* START *

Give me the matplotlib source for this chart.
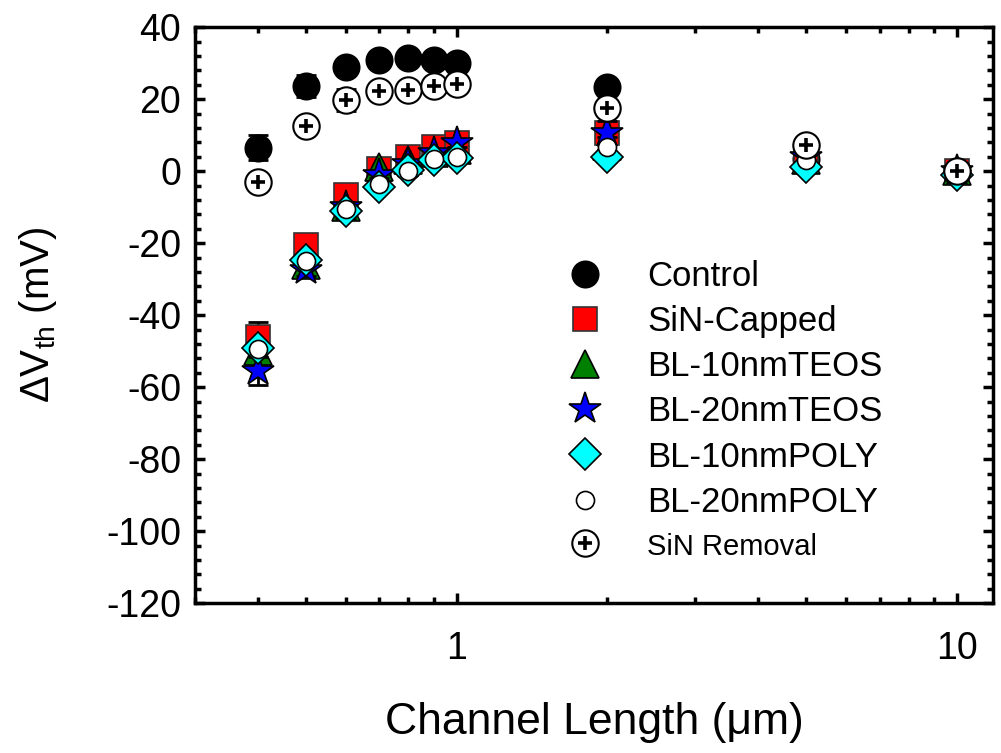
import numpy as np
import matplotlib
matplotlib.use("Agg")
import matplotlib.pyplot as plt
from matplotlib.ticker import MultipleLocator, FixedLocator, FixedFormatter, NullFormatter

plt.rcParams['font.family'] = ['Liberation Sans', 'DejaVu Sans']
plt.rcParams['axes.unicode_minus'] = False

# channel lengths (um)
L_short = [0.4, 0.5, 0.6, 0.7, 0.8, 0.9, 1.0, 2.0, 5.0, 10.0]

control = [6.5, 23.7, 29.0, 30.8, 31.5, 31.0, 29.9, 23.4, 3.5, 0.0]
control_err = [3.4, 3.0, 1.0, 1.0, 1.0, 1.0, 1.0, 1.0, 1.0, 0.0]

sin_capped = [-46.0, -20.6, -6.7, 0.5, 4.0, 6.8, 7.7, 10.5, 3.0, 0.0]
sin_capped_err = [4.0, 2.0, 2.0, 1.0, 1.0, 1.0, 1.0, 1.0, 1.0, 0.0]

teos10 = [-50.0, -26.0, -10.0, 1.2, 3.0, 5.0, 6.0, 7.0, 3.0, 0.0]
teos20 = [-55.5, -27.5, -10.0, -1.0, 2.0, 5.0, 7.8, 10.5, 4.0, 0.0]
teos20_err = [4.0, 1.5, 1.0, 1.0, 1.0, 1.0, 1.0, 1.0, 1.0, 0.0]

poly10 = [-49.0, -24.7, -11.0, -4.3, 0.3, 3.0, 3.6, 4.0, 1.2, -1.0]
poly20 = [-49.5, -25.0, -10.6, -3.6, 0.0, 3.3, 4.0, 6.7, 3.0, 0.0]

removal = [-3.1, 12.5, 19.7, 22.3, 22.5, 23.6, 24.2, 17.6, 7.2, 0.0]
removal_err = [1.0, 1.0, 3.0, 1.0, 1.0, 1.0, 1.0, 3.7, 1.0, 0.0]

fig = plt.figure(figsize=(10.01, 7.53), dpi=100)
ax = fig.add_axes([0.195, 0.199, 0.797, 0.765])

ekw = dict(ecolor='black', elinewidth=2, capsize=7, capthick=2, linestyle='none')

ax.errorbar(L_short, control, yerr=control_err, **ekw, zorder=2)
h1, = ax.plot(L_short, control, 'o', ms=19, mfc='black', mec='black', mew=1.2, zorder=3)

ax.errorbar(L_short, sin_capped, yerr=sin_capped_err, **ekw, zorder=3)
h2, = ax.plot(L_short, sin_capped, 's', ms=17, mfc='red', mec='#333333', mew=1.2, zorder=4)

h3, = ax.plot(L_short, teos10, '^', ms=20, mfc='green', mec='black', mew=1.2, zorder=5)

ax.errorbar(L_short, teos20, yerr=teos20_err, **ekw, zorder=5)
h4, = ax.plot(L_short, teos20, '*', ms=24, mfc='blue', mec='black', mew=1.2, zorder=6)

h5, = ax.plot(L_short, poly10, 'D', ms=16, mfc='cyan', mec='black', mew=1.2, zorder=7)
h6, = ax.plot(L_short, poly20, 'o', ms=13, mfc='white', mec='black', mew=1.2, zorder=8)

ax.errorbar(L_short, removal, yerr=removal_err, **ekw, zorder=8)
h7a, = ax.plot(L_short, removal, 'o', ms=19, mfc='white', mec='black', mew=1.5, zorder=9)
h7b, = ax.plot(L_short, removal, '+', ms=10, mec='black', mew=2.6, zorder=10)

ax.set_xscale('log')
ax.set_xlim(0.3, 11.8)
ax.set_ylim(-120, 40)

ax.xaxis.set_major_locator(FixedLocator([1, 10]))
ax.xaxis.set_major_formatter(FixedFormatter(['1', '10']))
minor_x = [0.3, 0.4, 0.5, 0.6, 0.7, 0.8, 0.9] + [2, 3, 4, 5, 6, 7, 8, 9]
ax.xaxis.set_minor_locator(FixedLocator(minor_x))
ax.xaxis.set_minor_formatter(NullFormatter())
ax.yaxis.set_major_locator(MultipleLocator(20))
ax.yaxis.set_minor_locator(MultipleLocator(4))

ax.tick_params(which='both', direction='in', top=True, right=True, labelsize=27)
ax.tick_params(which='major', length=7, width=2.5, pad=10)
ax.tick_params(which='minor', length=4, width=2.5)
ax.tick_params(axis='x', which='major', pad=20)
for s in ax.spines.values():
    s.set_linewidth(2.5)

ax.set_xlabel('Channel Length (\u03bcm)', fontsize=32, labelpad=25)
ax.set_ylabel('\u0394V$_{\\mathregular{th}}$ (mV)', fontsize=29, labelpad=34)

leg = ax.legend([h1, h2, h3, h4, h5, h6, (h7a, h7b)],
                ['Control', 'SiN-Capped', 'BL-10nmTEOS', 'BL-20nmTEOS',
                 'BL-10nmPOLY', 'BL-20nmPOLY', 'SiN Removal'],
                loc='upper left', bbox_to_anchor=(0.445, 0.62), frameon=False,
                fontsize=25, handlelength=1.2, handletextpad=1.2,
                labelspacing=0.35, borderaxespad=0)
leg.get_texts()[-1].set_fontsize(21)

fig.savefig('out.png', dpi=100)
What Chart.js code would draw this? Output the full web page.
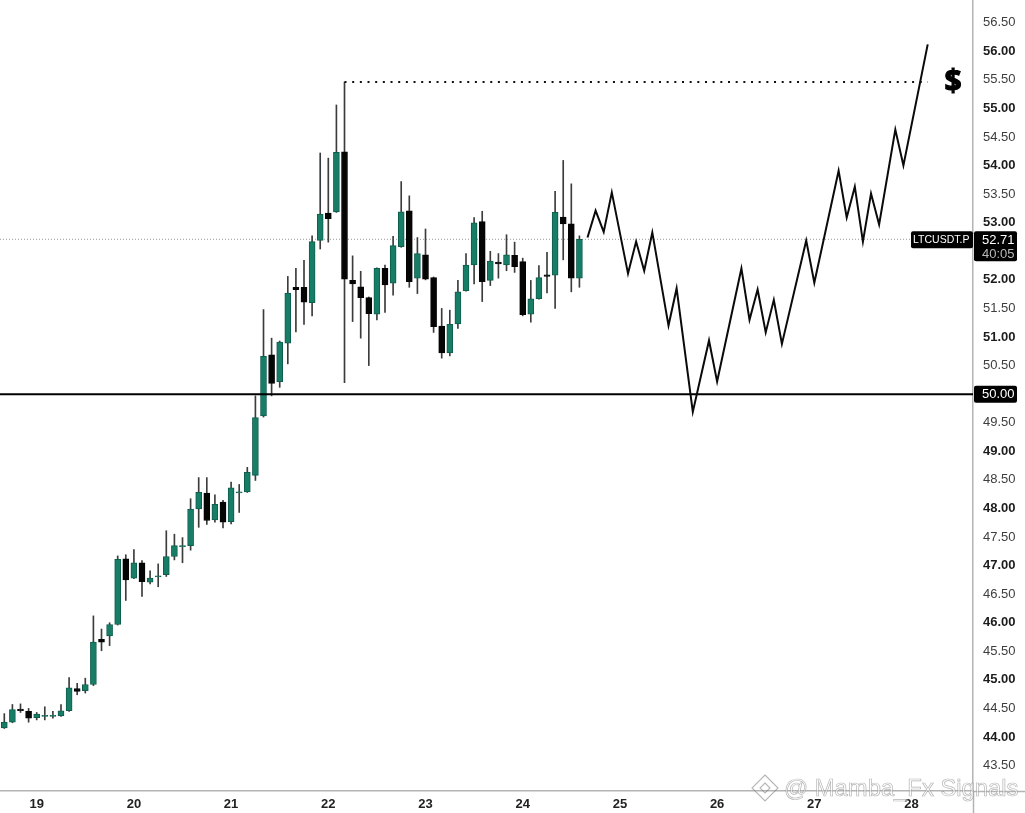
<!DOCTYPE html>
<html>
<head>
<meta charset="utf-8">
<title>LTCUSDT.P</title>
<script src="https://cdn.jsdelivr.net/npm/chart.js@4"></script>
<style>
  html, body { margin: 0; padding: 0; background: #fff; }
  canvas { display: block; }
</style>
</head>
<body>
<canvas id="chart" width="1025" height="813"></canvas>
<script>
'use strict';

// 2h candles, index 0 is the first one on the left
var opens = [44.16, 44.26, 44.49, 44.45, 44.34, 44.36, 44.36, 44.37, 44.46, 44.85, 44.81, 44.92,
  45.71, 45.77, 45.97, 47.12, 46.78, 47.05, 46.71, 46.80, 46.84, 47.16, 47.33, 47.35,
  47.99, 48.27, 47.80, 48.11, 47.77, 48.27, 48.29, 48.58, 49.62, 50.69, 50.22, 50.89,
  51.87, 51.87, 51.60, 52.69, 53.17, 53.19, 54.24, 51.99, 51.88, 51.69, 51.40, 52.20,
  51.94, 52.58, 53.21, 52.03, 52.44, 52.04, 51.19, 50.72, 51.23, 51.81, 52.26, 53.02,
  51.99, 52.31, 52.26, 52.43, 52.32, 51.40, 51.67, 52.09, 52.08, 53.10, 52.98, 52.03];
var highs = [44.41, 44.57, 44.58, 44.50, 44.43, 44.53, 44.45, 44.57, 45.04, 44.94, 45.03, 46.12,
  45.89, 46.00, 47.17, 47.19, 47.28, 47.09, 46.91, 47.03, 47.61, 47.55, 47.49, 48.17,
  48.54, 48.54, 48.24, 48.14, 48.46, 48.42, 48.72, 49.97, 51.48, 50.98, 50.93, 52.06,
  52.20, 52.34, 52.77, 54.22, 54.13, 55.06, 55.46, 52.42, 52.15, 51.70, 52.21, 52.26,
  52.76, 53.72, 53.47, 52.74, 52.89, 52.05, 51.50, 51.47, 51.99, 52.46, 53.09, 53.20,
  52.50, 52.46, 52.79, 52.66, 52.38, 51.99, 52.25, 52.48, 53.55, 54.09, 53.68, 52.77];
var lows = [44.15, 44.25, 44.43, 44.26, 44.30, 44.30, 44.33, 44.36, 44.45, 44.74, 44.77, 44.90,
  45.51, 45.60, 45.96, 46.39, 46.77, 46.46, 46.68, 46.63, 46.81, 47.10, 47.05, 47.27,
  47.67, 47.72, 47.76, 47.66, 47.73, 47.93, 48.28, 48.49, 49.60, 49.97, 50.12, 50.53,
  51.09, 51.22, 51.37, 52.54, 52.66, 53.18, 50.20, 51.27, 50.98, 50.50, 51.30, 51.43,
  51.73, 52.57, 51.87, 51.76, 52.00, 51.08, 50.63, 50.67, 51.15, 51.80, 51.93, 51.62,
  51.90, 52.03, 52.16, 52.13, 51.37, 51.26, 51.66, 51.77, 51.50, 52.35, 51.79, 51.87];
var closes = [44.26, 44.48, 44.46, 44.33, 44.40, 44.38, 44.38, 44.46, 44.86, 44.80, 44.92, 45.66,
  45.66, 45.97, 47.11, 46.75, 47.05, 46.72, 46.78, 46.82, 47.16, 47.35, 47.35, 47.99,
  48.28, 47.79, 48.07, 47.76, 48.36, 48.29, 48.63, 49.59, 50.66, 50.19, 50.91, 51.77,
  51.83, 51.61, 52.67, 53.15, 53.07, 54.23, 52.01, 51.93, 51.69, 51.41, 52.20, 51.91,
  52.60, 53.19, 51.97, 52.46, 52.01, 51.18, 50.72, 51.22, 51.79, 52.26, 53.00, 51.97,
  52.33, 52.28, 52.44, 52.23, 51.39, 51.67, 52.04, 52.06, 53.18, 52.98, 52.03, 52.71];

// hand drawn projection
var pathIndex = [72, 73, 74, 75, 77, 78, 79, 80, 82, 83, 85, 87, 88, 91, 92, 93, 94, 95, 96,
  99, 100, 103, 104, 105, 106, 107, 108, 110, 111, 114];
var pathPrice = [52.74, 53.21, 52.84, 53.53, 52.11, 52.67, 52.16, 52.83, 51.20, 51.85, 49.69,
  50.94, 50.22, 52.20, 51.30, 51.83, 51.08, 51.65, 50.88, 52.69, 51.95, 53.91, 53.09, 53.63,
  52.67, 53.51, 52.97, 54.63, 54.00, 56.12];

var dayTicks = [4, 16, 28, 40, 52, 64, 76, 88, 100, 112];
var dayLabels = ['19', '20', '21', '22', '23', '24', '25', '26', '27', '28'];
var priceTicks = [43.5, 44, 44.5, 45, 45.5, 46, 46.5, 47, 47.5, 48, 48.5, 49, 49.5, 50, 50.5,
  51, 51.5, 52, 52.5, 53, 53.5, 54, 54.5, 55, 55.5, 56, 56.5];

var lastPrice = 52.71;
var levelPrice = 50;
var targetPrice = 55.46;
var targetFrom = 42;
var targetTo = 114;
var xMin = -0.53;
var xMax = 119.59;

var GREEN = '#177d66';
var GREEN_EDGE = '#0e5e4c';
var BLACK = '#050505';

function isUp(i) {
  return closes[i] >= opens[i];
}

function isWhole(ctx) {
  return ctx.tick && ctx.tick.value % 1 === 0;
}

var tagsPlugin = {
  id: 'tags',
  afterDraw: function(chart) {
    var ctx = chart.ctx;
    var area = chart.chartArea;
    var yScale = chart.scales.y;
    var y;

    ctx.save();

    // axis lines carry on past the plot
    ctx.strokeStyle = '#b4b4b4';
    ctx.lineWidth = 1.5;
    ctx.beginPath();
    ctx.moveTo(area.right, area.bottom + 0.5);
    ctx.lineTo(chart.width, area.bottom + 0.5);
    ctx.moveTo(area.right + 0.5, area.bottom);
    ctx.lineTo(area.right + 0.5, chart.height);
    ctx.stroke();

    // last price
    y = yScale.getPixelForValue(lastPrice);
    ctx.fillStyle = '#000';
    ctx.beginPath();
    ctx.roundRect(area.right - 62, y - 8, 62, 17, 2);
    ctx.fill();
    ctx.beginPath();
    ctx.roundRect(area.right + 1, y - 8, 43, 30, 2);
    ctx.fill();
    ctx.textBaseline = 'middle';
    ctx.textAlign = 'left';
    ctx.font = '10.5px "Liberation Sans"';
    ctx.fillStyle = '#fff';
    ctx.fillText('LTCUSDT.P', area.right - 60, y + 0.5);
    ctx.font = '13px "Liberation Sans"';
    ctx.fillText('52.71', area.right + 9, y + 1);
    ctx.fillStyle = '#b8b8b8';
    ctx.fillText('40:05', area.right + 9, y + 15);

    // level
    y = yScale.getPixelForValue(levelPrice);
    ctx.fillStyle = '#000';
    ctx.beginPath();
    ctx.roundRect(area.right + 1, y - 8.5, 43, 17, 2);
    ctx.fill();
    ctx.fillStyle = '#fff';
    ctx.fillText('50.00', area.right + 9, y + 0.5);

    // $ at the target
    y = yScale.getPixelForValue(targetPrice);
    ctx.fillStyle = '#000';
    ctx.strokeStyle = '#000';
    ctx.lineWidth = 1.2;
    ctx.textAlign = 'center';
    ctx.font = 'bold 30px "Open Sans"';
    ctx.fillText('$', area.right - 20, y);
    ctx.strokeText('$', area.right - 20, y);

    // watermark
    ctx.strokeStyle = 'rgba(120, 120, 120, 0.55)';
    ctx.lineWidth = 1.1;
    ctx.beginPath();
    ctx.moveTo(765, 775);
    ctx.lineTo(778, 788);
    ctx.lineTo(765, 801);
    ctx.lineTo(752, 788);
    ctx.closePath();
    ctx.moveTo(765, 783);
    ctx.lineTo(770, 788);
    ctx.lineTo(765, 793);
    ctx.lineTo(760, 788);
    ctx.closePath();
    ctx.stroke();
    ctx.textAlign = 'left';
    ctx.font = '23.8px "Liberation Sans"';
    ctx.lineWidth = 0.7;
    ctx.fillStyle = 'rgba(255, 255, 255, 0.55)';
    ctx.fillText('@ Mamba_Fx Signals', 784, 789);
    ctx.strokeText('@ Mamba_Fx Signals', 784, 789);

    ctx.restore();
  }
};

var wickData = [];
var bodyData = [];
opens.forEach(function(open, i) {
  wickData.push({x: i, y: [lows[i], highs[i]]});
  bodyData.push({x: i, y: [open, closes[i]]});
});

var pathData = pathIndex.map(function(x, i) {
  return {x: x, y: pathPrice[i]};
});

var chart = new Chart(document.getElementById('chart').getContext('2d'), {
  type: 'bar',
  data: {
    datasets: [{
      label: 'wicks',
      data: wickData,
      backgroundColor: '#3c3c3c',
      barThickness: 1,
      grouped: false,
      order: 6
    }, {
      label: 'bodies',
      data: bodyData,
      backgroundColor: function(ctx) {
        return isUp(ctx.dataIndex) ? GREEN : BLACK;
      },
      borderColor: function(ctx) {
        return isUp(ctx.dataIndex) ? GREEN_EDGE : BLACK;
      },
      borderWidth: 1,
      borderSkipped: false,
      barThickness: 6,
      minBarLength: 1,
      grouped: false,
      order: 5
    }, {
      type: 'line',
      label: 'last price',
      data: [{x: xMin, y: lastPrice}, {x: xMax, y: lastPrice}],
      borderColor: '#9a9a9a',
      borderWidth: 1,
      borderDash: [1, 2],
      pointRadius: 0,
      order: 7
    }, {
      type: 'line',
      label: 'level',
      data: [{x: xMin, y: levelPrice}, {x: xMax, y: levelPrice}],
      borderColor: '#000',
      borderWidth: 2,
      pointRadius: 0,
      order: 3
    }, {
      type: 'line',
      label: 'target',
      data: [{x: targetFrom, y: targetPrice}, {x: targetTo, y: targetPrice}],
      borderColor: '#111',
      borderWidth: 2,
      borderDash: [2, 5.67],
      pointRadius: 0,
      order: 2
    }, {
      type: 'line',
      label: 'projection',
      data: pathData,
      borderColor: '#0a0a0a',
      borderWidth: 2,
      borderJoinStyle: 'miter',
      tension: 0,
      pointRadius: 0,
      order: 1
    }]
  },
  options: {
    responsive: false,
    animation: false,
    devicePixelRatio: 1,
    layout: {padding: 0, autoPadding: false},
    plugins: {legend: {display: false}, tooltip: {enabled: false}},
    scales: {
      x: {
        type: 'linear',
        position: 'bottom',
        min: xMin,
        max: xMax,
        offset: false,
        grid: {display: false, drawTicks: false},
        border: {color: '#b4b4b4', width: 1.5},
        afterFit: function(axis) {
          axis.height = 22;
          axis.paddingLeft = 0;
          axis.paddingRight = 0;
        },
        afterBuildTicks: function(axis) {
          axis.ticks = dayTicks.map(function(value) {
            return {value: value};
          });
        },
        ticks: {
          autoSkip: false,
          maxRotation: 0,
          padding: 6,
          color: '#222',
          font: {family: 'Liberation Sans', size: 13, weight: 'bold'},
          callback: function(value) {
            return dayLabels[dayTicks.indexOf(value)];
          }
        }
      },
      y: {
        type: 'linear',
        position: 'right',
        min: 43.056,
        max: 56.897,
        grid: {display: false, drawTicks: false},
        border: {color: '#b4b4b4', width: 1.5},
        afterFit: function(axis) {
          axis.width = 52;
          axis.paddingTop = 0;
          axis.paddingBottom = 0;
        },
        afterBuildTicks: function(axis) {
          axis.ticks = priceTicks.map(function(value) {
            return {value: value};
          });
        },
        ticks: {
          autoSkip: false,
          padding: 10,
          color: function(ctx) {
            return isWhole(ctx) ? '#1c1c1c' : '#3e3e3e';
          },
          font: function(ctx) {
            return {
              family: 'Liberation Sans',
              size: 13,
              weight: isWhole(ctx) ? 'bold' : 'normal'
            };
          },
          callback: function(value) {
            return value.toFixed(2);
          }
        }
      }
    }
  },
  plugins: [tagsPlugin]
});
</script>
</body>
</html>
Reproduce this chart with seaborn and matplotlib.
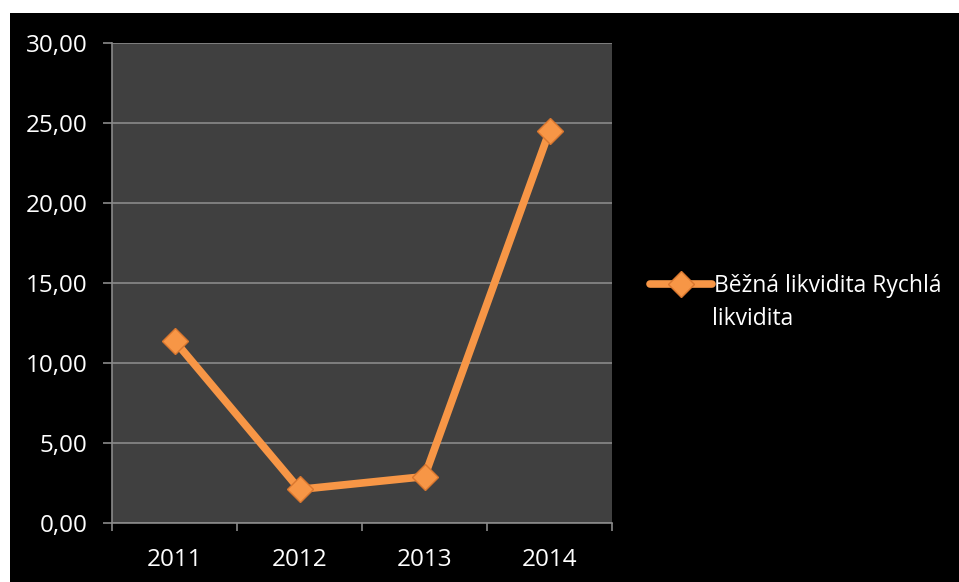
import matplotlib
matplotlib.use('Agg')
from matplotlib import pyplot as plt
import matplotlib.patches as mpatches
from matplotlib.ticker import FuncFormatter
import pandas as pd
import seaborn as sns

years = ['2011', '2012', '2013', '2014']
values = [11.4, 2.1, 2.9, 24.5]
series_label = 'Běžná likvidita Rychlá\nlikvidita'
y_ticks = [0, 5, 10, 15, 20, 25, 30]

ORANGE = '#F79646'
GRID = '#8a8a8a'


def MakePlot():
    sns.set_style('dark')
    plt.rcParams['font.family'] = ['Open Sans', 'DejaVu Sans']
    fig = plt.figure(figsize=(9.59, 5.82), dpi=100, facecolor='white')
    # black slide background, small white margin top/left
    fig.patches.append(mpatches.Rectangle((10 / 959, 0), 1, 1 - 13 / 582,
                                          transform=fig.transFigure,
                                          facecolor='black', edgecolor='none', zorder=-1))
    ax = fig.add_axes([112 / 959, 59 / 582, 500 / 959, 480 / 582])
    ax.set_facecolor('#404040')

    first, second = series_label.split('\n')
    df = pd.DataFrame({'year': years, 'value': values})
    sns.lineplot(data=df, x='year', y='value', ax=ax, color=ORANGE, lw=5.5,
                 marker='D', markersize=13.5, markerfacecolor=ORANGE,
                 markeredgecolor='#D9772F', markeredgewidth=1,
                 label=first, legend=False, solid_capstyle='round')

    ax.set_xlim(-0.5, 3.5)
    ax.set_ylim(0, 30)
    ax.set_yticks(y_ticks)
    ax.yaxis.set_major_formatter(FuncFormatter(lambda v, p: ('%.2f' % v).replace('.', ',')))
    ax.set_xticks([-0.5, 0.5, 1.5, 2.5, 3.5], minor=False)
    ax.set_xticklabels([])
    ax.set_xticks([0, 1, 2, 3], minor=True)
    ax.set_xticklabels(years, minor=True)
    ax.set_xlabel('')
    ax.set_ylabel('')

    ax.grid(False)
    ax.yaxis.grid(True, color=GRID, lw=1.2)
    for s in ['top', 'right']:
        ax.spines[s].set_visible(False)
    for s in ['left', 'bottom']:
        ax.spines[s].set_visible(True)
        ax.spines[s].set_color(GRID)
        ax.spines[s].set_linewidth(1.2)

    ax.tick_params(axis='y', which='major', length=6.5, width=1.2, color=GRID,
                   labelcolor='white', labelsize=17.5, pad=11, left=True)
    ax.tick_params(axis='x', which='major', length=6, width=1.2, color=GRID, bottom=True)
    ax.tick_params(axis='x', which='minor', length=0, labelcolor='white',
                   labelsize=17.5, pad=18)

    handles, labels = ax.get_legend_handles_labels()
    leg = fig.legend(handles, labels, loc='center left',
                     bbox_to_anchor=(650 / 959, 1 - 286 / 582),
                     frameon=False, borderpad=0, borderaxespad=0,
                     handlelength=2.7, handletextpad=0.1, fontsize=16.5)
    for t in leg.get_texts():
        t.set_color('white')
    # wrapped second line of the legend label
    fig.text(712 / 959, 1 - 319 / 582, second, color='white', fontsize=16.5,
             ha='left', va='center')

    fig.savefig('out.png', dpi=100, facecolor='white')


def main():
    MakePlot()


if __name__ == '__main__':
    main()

* END *

OBJECTIVE:
The required output is the exact run of lines from the start of the records through the line containing "mec='black', mew=1.2, zorder=5)", both ends included, with no pictures.

TASK RESULT:
Give me the matplotlib source for this chart.
import numpy as np
import matplotlib
matplotlib.use("Agg")
import matplotlib.pyplot as plt
from matplotlib.ticker import MultipleLocator, FixedLocator, FixedFormatter, NullFormatter

plt.rcParams['font.family'] = ['Liberation Sans', 'DejaVu Sans']
plt.rcParams['axes.unicode_minus'] = False

# channel lengths (um)
L_short = [0.4, 0.5, 0.6, 0.7, 0.8, 0.9, 1.0, 2.0, 5.0, 10.0]

control = [6.5, 23.7, 29.0, 30.8, 31.5, 31.0, 29.9, 23.4, 3.5, 0.0]
control_err = [3.4, 3.0, 1.0, 1.0, 1.0, 1.0, 1.0, 1.0, 1.0, 0.0]

sin_capped = [-46.0, -20.6, -6.7, 0.5, 4.0, 6.8, 7.7, 10.5, 3.0, 0.0]
sin_capped_err = [4.0, 2.0, 2.0, 1.0, 1.0, 1.0, 1.0, 1.0, 1.0, 0.0]

teos10 = [-50.0, -26.0, -10.0, 1.2, 3.0, 5.0, 6.0, 7.0, 3.0, 0.0]
teos20 = [-55.5, -27.5, -10.0, -1.0, 2.0, 5.0, 7.8, 10.5, 4.0, 0.0]
teos20_err = [4.0, 1.5, 1.0, 1.0, 1.0, 1.0, 1.0, 1.0, 1.0, 0.0]

poly10 = [-49.0, -24.7, -11.0, -4.3, 0.3, 3.0, 3.6, 4.0, 1.2, -1.0]
poly20 = [-49.5, -25.0, -10.6, -3.6, 0.0, 3.3, 4.0, 6.7, 3.0, 0.0]

removal = [-3.1, 12.5, 19.7, 22.3, 22.5, 23.6, 24.2, 17.6, 7.2, 0.0]
removal_err = [1.0, 1.0, 3.0, 1.0, 1.0, 1.0, 1.0, 3.7, 1.0, 0.0]

fig = plt.figure(figsize=(10.01, 7.53), dpi=100)
ax = fig.add_axes([0.195, 0.199, 0.797, 0.765])

ekw = dict(ecolor='black', elinewidth=2, capsize=7, capthick=2, linestyle='none')

ax.errorbar(L_short, control, yerr=control_err, **ekw, zorder=2)
h1, = ax.plot(L_short, control, 'o', ms=19, mfc='black', mec='black', mew=1.2, zorder=3)

ax.errorbar(L_short, sin_capped, yerr=sin_capped_err, **ekw, zorder=3)
h2, = ax.plot(L_short, sin_capped, 's', ms=17, mfc='red', mec='#333333', mew=1.2, zorder=4)

h3, = ax.plot(L_short, teos10, '^', ms=20, mfc='green', mec='black', mew=1.2, zorder=5)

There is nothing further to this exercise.